### What is expected
Can you set down, exactly as they appear below, the lines from the opening of the material through the one bearing "(114,423) -- (868,423);", minus the pictures?
* BEGIN *
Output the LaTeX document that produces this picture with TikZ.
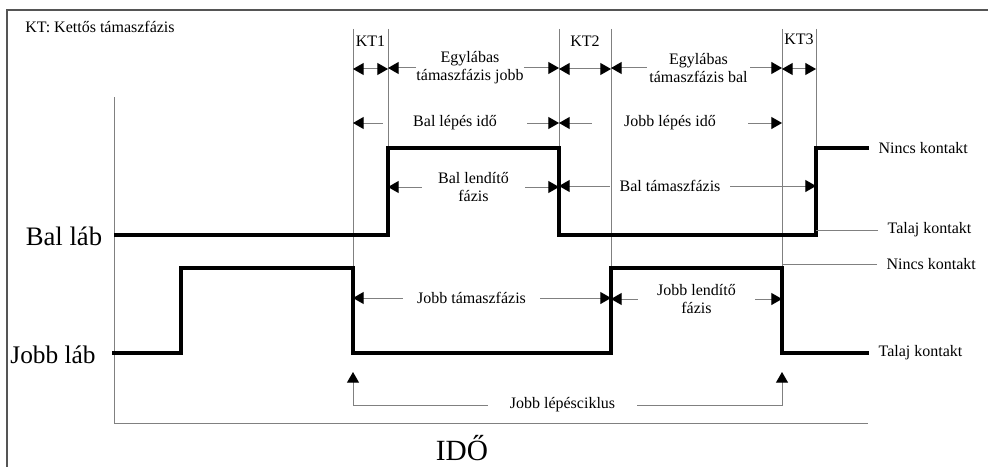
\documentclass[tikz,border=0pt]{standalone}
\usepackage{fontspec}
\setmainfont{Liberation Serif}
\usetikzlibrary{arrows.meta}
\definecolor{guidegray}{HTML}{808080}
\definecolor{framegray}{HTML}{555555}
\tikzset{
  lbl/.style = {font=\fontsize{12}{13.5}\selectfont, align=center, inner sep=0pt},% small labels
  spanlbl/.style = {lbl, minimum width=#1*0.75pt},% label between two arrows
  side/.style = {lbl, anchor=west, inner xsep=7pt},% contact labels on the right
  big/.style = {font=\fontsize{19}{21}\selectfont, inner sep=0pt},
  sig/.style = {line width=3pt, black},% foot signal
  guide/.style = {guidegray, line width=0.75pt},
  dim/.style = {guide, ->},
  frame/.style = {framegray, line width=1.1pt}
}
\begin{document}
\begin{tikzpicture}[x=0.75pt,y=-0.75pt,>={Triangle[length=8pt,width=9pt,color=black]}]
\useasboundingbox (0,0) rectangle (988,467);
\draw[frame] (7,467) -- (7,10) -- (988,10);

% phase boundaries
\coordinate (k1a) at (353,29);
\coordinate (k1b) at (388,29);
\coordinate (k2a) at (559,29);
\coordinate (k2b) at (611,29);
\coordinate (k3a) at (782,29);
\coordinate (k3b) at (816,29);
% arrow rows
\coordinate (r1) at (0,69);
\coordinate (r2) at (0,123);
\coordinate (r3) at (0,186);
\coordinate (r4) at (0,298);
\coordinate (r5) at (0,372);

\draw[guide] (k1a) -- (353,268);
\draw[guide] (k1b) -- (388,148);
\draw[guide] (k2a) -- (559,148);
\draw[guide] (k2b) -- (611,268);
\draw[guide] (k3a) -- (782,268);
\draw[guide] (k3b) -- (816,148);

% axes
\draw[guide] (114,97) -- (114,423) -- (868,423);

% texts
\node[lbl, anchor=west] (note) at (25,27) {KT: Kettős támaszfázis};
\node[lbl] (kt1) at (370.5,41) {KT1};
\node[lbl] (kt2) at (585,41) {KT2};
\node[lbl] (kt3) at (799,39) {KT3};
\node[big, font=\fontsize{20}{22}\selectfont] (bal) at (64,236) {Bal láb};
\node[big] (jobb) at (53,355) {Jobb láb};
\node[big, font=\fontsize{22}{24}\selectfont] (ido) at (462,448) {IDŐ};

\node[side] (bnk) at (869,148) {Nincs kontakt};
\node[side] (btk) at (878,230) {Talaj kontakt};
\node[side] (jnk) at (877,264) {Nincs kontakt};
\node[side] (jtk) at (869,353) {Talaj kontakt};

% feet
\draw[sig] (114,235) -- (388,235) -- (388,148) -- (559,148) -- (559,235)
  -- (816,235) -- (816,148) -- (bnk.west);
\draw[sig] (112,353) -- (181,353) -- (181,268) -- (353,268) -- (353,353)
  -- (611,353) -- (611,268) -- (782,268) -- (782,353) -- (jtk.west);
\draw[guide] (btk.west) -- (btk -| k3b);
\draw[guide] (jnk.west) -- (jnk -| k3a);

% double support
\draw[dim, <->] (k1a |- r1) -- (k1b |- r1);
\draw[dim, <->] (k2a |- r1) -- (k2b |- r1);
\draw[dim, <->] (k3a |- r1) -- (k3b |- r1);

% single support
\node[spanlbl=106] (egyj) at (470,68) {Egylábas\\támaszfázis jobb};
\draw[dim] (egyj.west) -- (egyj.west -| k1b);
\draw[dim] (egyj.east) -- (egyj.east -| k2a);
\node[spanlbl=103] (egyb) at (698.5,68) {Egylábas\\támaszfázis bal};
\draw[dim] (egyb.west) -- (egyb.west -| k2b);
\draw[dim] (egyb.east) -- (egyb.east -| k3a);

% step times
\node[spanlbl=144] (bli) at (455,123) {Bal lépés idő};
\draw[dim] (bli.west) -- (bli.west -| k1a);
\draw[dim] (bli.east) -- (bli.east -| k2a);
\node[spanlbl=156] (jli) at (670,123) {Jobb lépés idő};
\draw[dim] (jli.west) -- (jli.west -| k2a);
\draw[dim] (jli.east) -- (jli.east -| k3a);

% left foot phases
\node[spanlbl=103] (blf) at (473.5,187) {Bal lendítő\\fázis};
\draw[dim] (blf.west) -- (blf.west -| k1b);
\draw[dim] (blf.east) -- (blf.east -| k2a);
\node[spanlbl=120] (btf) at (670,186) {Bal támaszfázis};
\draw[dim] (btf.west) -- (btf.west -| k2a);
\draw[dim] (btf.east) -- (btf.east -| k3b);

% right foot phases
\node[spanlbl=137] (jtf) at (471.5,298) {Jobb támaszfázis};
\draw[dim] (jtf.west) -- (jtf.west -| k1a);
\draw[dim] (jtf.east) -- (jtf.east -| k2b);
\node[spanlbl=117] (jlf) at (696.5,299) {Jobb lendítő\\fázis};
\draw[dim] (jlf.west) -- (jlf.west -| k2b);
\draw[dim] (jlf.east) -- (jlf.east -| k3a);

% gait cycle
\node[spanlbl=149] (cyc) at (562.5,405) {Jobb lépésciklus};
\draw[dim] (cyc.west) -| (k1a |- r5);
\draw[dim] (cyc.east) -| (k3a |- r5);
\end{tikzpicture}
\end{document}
* END *
### Output below
Output the LaTeX document that produces this picture with TikZ.
\documentclass[tikz,border=0pt]{standalone}
\usepackage{fontspec}
\setmainfont{Liberation Serif}
\usetikzlibrary{arrows.meta}
\definecolor{guidegray}{HTML}{808080}
\definecolor{framegray}{HTML}{555555}
\tikzset{
  lbl/.style = {font=\fontsize{12}{13.5}\selectfont, align=center, inner sep=0pt},% small labels
  spanlbl/.style = {lbl, minimum width=#1*0.75pt},% label between two arrows
  side/.style = {lbl, anchor=west, inner xsep=7pt},% contact labels on the right
  big/.style = {font=\fontsize{19}{21}\selectfont, inner sep=0pt},
  sig/.style = {line width=3pt, black},% foot signal
  guide/.style = {guidegray, line width=0.75pt},
  dim/.style = {guide, ->},
  frame/.style = {framegray, line width=1.1pt}
}
\begin{document}
\begin{tikzpicture}[x=0.75pt,y=-0.75pt,>={Triangle[length=8pt,width=9pt,color=black]}]
\useasboundingbox (0,0) rectangle (988,467);
\draw[frame] (7,467) -- (7,10) -- (988,10);

% phase boundaries
\coordinate (k1a) at (353,29);
\coordinate (k1b) at (388,29);
\coordinate (k2a) at (559,29);
\coordinate (k2b) at (611,29);
\coordinate (k3a) at (782,29);
\coordinate (k3b) at (816,29);
% arrow rows
\coordinate (r1) at (0,69);
\coordinate (r2) at (0,123);
\coordinate (r3) at (0,186);
\coordinate (r4) at (0,298);
\coordinate (r5) at (0,372);

\draw[guide] (k1a) -- (353,268);
\draw[guide] (k1b) -- (388,148);
\draw[guide] (k2a) -- (559,148);
\draw[guide] (k2b) -- (611,268);
\draw[guide] (k3a) -- (782,268);
\draw[guide] (k3b) -- (816,148);

% axes
\draw[guide] (114,97) -- (114,423) -- (868,423);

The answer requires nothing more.